ReinforcementLearning.jl icon indicating copy to clipboard operation
ReinforcementLearning.jl copied to clipboard

R2D2

Open RajGhugare19 opened this issue 5 years ago • 2 comments

Implementing the recurrent and distributed Rl algorithm R2D2(https://openreview.net/pdf?id=r1lyTjAqYX).

RajGhugare19 avatar Oct 28 '20 20:10 RajGhugare19

  1. I wanted to know in Prioritized_DQN, where are new states, rewards, terminals being extracted from the env.
  2. Where are we sampling the batch from replay buffer
  3. To implement multiple actors for distributed DQN, should I have a similar structure like the multithread envs for A2C?

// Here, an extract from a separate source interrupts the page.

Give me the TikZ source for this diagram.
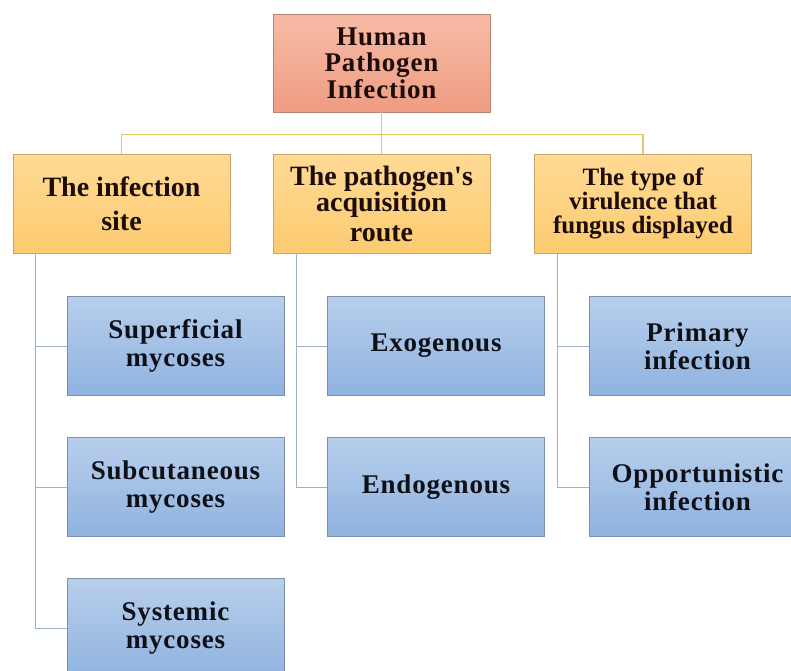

RajGhugare19 avatar Nov 05 '20 06:11 RajGhugare19

https://github.com/JuliaReinforcementLearning/ReinforcementLearningCore.jl/blob/df518b60103277adfb0a49f30902b96dcc16b9c2/src/components/agents/agent.jl#L103-L116

  1. https://github.com/JuliaReinforcementLearning/ReinforcementLearningZoo.jl/blob/e28836194fcd8256d2bb28d64f8bee0a788f2e69/src/algorithms/dqns/common.jl#L7

  2. No. There will be a general implementation provided in https://github.com/JuliaReinforcementLearning/DistributedReinforcementLearning.jl . It will be very different from the MultiThreadingEnv in A2C. In short, it will be a combination of rllib and acme. The goal is that we can easily transform the experiment working on one machine to a large scale of machines. I'm still working on it so be patient please. I'd suggest you to focus on the recurrent part first. The distributed part will be supported out of the box later.

findmyway avatar Nov 05 '20 12:11 findmyway